South African investigators have said the government was directly involved in the killing of Patrick Karegeya, an outspoken critic of Kagame, in Johannesburg in 2014. Rwanda has denied any link to Karegeya’s murder, though two weeks later Kagame warned in a public speech that “any person still alive who may be plotting against Rwanda, whoever they are, will pay the price. Whoever it is, it is a matter of time.”
In July the Guardian revealed that Rusesabagina’s daughter, Carine Kanimba, had been spied on using Pegasus malware developed by Israeli company NSO.

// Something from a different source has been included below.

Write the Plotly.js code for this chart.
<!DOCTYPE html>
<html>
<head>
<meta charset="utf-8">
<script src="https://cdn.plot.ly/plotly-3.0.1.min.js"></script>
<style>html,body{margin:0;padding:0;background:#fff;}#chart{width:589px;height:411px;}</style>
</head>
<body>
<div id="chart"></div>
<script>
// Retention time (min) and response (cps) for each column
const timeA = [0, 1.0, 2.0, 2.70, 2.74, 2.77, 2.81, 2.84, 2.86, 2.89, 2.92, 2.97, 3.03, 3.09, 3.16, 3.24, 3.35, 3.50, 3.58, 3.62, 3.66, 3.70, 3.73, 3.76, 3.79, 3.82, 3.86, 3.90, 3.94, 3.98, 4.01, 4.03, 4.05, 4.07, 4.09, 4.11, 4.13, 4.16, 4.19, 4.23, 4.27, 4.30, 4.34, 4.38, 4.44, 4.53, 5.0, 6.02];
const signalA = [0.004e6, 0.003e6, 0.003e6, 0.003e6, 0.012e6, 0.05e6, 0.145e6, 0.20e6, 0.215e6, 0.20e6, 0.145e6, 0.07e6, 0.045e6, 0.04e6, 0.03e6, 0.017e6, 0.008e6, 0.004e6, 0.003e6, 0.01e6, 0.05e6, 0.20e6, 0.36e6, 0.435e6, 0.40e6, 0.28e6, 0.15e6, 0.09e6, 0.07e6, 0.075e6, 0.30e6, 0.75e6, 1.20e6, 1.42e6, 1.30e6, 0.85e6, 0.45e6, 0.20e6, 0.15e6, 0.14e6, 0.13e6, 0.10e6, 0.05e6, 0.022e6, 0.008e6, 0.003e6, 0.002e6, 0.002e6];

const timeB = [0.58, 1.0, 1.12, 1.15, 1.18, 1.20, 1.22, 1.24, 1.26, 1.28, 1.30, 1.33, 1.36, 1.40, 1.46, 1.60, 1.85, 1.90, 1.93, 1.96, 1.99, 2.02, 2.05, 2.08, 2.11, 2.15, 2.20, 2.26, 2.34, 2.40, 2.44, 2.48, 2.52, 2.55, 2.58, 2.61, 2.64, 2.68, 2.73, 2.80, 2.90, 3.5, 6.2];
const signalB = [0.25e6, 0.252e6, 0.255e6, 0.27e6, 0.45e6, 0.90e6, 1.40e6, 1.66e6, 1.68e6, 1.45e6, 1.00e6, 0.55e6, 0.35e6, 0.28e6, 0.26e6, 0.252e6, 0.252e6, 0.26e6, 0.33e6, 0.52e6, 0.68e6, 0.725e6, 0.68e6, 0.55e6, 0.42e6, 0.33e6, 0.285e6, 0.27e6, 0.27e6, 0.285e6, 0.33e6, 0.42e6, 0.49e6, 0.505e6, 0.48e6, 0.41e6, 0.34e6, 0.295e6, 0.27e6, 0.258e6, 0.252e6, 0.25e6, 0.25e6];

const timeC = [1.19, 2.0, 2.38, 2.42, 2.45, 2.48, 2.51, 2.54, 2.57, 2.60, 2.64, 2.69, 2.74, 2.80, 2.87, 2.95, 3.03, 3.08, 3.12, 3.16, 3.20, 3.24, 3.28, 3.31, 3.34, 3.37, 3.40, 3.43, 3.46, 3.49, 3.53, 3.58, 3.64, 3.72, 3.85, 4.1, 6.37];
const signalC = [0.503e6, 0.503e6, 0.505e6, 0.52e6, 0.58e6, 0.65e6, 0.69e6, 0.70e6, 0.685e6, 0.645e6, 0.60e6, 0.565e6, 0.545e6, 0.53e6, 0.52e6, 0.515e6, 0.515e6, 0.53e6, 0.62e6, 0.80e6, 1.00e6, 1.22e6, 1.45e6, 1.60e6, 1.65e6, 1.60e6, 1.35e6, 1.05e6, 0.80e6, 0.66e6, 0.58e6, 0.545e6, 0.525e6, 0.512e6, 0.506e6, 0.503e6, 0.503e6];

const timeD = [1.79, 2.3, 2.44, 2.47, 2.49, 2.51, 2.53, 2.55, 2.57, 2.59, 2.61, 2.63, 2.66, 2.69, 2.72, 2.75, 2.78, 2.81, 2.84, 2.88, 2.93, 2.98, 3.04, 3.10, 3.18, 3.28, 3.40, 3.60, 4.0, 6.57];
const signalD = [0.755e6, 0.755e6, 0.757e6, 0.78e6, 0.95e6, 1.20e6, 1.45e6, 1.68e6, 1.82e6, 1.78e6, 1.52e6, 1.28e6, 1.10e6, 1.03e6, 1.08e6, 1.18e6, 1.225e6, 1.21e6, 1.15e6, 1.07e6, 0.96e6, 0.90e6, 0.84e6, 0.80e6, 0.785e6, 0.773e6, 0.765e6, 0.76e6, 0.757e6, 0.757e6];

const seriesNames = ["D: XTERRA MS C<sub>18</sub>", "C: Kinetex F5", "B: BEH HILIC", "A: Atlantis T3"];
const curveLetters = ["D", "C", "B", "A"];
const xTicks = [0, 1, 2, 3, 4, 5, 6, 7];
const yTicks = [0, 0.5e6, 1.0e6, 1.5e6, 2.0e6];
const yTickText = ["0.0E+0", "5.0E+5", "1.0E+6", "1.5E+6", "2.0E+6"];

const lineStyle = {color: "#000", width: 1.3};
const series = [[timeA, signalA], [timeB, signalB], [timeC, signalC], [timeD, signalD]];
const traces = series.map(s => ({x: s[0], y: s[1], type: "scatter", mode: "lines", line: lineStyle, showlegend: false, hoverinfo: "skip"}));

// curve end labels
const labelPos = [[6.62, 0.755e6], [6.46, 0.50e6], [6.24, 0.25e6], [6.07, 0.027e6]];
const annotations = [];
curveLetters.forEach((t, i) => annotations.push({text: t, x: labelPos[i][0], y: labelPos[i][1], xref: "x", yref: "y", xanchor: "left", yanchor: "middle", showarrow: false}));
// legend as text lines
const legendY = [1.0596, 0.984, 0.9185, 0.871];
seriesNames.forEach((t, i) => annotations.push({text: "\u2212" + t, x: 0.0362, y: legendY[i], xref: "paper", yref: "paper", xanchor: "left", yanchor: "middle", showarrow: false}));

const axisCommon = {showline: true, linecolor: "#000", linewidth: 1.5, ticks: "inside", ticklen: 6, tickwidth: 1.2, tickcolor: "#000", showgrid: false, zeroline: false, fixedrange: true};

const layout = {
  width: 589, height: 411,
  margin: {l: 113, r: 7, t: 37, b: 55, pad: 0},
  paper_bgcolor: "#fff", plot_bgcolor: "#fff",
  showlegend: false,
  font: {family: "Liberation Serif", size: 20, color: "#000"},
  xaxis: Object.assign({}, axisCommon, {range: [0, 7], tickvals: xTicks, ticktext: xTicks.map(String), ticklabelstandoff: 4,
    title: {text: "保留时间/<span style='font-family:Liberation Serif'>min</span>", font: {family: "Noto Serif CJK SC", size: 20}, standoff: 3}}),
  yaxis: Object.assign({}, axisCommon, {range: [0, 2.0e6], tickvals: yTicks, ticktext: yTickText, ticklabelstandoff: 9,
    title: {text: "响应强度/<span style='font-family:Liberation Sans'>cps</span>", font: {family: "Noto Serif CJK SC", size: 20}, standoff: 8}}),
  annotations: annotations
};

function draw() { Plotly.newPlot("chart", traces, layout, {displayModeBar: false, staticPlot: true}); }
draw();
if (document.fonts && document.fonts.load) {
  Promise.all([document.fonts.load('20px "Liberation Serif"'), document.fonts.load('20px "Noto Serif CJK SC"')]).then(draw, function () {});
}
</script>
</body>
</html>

Investigators confirmed that a phone belonging to Kanimba, a US-Belgian dual national, had been compromised multiple times.
Rusesabagina was the general manager of a luxury hotel in Kigali during the 1994 genocide in Rwanda. An estimated 800,000 people were killed with knives, clubs and other weapons in the genocide. Most of the victims were ethnic Tutsis but some were moderate Hutus.
The 2004 film told the story of how Rusesabagina used his influence and bribery to save the lives of 1,200 people who sheltered at the Mille Collines hotel in the capital during the worst of the massacres.
But Rusesabagina became disillusioned with the new Tutsi-dominated government led by Kagame, the rebel leader turned president whose forces ended the mass killings, and he left Rwanda in 1996, fleeing to Belgium and the US.
In 2004 the American actor Don Cheadle played Rusesabagina, a moderate Hutu, in the Oscar-nominated blockbuster that brought his story to an international audience. A year later, Rusesabagina was honoured with a presidential medal of freedom, the highest civilian honour in the US, by George W Bush.
The Rwandan government disputes Rusesabagina’s story about saving people during the genocide, and Ibuka, a Rwandan genocide survivors’ group, has said in the past that Rusesabagina exaggerated his role in helping people escape.
Rusesagabina’s family said the cancer survivor, who is in poor health, was subjected to “torture” during his first four days in captivity. “This was an early sign – no fair trial begins with a kidnapping … then held in solitary confinement for more than 250 days, in violation of the UN’s rules for the treatment of prisoners. He has been mistreated under international standards throughout his imprisonment,” a spokesperson said.
Rwandan authorities have denied any flaws in the investigation or trial, and have said there was “no wrongdoing in the process of [Rusesagabina] getting” to Kigali.
“He got here on the basis of what he believed and wanted to do. It was like he called a wrong number … It was flawless,” Kagame said last year.
The case against Rusesabagina centred on his alleged connection to a series of raids into Rwanda by rebels in neighbouring countries over the last decade.
Prosecutors said he recruited dozens of fighters of the Forces for National Liberation (FLN), a rebel group that has carried out a number deadly attacks in Rwanda in recent years. The FLN was the military wing of the Rwanda Movement for Democratic Change (MRCD) political party, which Rusesabagina helped to found.
In June prosecutors said Rusesabagina had “encouraged and empowered the fighters to commit those terrorist acts” – a charge he denied.
During the trial, co-defendants gave conflicting and inconsistent testimony about the level of Rusesabagina’s involvement with the FLN and its fighters.
These included Callixte Nsabimana, the FLN’s leader, who went missing in 2019 in the Comoros Islands only to reappear two weeks later in Kigali in police detention, charged with terrorism offences. Nsabimana was found guilty of forgery on Monday.
Judges in the court in Kigali took more than four hours to read the full judgment.
Victoire Ingabire, an opposition leader in Rwanda who spent six years in prison for terrorism, said the Rusesagabina verdict had not been in doubt.
“In a country where freedom is limited, all power is in the hands of the executive … How could a judge dare to take a decision incompatible with the wishes of the president?” she said.